--- WRITTEN EXERCISE ---
Please transcribe the data that follows without the pictures, keeping every word the same.

--- PROVIDED MATERIAL ---
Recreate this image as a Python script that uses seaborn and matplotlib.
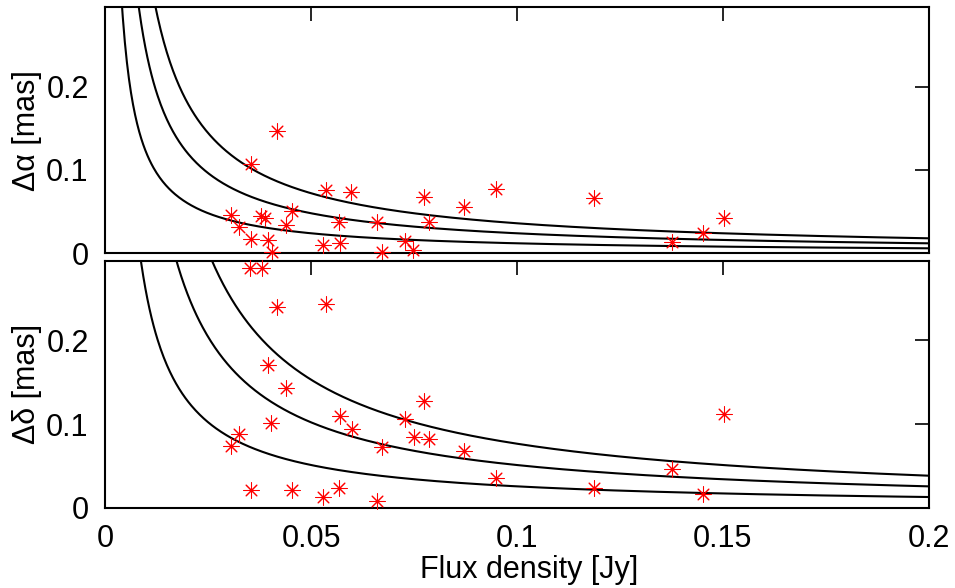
import numpy as np
import matplotlib
matplotlib.use('Agg')
import matplotlib.pyplot as plt
from matplotlib.ticker import FuncFormatter
import seaborn as sns

# flux density [Jy] and offsets [mas]
flux_ra = [0.0305, 0.0325, 0.0354, 0.0354, 0.0378, 0.0389, 0.0396, 0.0404, 0.0416, 0.0440,
           0.0454, 0.0529, 0.0537, 0.0568, 0.0570, 0.0596, 0.0660, 0.0671, 0.0727, 0.0748,
           0.0774, 0.0787, 0.0871, 0.0948, 0.1187, 0.1376, 0.1451, 0.1502]
d_ra = [0.046, 0.031, 0.107, 0.017, 0.045, 0.042, 0.016, 0.001, 0.147, 0.034,
        0.051, 0.010, 0.076, 0.038, 0.012, 0.073, 0.037, 0.002, 0.015, 0.004,
        0.067, 0.038, 0.055, 0.077, 0.066, 0.014, 0.024, 0.042]

flux_dec = [0.0305, 0.0325, 0.0351, 0.0354, 0.0380, 0.0396, 0.0402, 0.0416, 0.0440, 0.0454,
            0.0529, 0.0537, 0.0568, 0.0571, 0.0598, 0.0660, 0.0671, 0.0729, 0.0749, 0.0774,
            0.0786, 0.0871, 0.0948, 0.1187, 0.1376, 0.1451, 0.1502]
d_dec = [0.074, 0.088, 0.287, 0.021, 0.287, 0.171, 0.101, 0.240, 0.143, 0.021,
         0.013, 0.243, 0.024, 0.110, 0.094, 0.008, 0.072, 0.106, 0.084, 0.128,
         0.082, 0.068, 0.036, 0.023, 0.046, 0.016, 0.112]

# curve coefficients (offset = k / S)
k_ra = [0.0012, 0.0024, 0.0036]
k_dec = [0.00255, 0.0051, 0.00765]

xticks = [0, 0.05, 0.1, 0.15, 0.2]
yticks = [0, 0.1, 0.2]

sns.set_style('white', {
    'xtick.direction': 'in', 'ytick.direction': 'in',
    'xtick.top': True, 'ytick.right': True,
    'axes.edgecolor': 'black', 'text.color': 'black',
    'axes.labelcolor': 'black', 'xtick.color': 'black', 'ytick.color': 'black',
})
plt.rcParams['font.family'] = ['Liberation Sans', 'DejaVu Sans']
plt.rcParams['font.size'] = 22

fig = plt.figure(figsize=(9.55, 5.88), dpi=100)
ax1 = fig.add_axes([0.1103, 0.5692, 0.8622, 0.4184])
ax2 = fig.add_axes([0.1103, 0.1366, 0.8622, 0.4195])

s_grid = np.linspace(0.001, 0.2, 800)

for ax, ks, xs, ys, lab in [(ax1, k_ra, flux_ra, d_ra, 'Δα [mas]'),
                             (ax2, k_dec, flux_dec, d_dec, 'Δδ [mas]')]:
    ax.patch.set_alpha(0)
    for k in ks:
        sns.lineplot(x=s_grid, y=k / s_grid, color='black', lw=1.5, ax=ax)
    sns.scatterplot(x=xs, y=ys, marker=(8, 2, 0), s=120, color='red',
                    edgecolor='red', linewidth=0.75, clip_on=False, zorder=5, ax=ax)
    ax.set_xlim(0, 0.2)
    ax.set_ylim(0, 0.295)
    ax.set_xticks(xticks)
    ax.set_yticks(yticks)
    ax.xaxis.set_major_formatter(FuncFormatter(lambda v, p: f'{v:g}'))
    ax.yaxis.set_major_formatter(FuncFormatter(lambda v, p: f'{v:g}'))
    ax.tick_params(which='both', length=10, width=1.2, pad=12, labelsize=22,
                   top=True, right=True, colors='black')
    for sp in ax.spines.values():
        sp.set_linewidth(1.5)
    ax.set_ylabel(lab, fontsize=22)
    ax.yaxis.set_label_coords(-0.095, 0.5)
    ax.yaxis.label.set_va('center')

ax1.tick_params(labelbottom=False)
ax2.set_xlabel('Flux density [Jy]', fontsize=22)
ax2.xaxis.set_label_coords(0.5146, -0.286)
ax2.xaxis.label.set_va('baseline')

fig.savefig('out.png', dpi=100)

--- FULL RESPONSE ---
Recreate this image as a Python script that uses seaborn and matplotlib.
import numpy as np
import matplotlib
matplotlib.use('Agg')
import matplotlib.pyplot as plt
from matplotlib.ticker import FuncFormatter
import seaborn as sns

# flux density [Jy] and offsets [mas]
flux_ra = [0.0305, 0.0325, 0.0354, 0.0354, 0.0378, 0.0389, 0.0396, 0.0404, 0.0416, 0.0440,
           0.0454, 0.0529, 0.0537, 0.0568, 0.0570, 0.0596, 0.0660, 0.0671, 0.0727, 0.0748,
           0.0774, 0.0787, 0.0871, 0.0948, 0.1187, 0.1376, 0.1451, 0.1502]
d_ra = [0.046, 0.031, 0.107, 0.017, 0.045, 0.042, 0.016, 0.001, 0.147, 0.034,
        0.051, 0.010, 0.076, 0.038, 0.012, 0.073, 0.037, 0.002, 0.015, 0.004,
        0.067, 0.038, 0.055, 0.077, 0.066, 0.014, 0.024, 0.042]

flux_dec = [0.0305, 0.0325, 0.0351, 0.0354, 0.0380, 0.0396, 0.0402, 0.0416, 0.0440, 0.0454,
            0.0529, 0.0537, 0.0568, 0.0571, 0.0598, 0.0660, 0.0671, 0.0729, 0.0749, 0.0774,
            0.0786, 0.0871, 0.0948, 0.1187, 0.1376, 0.1451, 0.1502]
d_dec = [0.074, 0.088, 0.287, 0.021, 0.287, 0.171, 0.101, 0.240, 0.143, 0.021,
         0.013, 0.243, 0.024, 0.110, 0.094, 0.008, 0.072, 0.106, 0.084, 0.128,
         0.082, 0.068, 0.036, 0.023, 0.046, 0.016, 0.112]

# curve coefficients (offset = k / S)
k_ra = [0.0012, 0.0024, 0.0036]
k_dec = [0.00255, 0.0051, 0.00765]

xticks = [0, 0.05, 0.1, 0.15, 0.2]
yticks = [0, 0.1, 0.2]

sns.set_style('white', {
    'xtick.direction': 'in', 'ytick.direction': 'in',
    'xtick.top': True, 'ytick.right': True,
    'axes.edgecolor': 'black', 'text.color': 'black',
    'axes.labelcolor': 'black', 'xtick.color': 'black', 'ytick.color': 'black',
})
plt.rcParams['font.family'] = ['Liberation Sans', 'DejaVu Sans']
plt.rcParams['font.size'] = 22

fig = plt.figure(figsize=(9.55, 5.88), dpi=100)
ax1 = fig.add_axes([0.1103, 0.5692, 0.8622, 0.4184])
ax2 = fig.add_axes([0.1103, 0.1366, 0.8622, 0.4195])

s_grid = np.linspace(0.001, 0.2, 800)

for ax, ks, xs, ys, lab in [(ax1, k_ra, flux_ra, d_ra, 'Δα [mas]'),
                             (ax2, k_dec, flux_dec, d_dec, 'Δδ [mas]')]:
    ax.patch.set_alpha(0)
    for k in ks:
        sns.lineplot(x=s_grid, y=k / s_grid, color='black', lw=1.5, ax=ax)
    sns.scatterplot(x=xs, y=ys, marker=(8, 2, 0), s=120, color='red',
                    edgecolor='red', linewidth=0.75, clip_on=False, zorder=5, ax=ax)
    ax.set_xlim(0, 0.2)
    ax.set_ylim(0, 0.295)
    ax.set_xticks(xticks)
    ax.set_yticks(yticks)
    ax.xaxis.set_major_formatter(FuncFormatter(lambda v, p: f'{v:g}'))
    ax.yaxis.set_major_formatter(FuncFormatter(lambda v, p: f'{v:g}'))
    ax.tick_params(which='both', length=10, width=1.2, pad=12, labelsize=22,
                   top=True, right=True, colors='black')
    for sp in ax.spines.values():
        sp.set_linewidth(1.5)
    ax.set_ylabel(lab, fontsize=22)
    ax.yaxis.set_label_coords(-0.095, 0.5)
    ax.yaxis.label.set_va('center')

ax1.tick_params(labelbottom=False)
ax2.set_xlabel('Flux density [Jy]', fontsize=22)
ax2.xaxis.set_label_coords(0.5146, -0.286)
ax2.xaxis.label.set_va('baseline')

fig.savefig('out.png', dpi=100)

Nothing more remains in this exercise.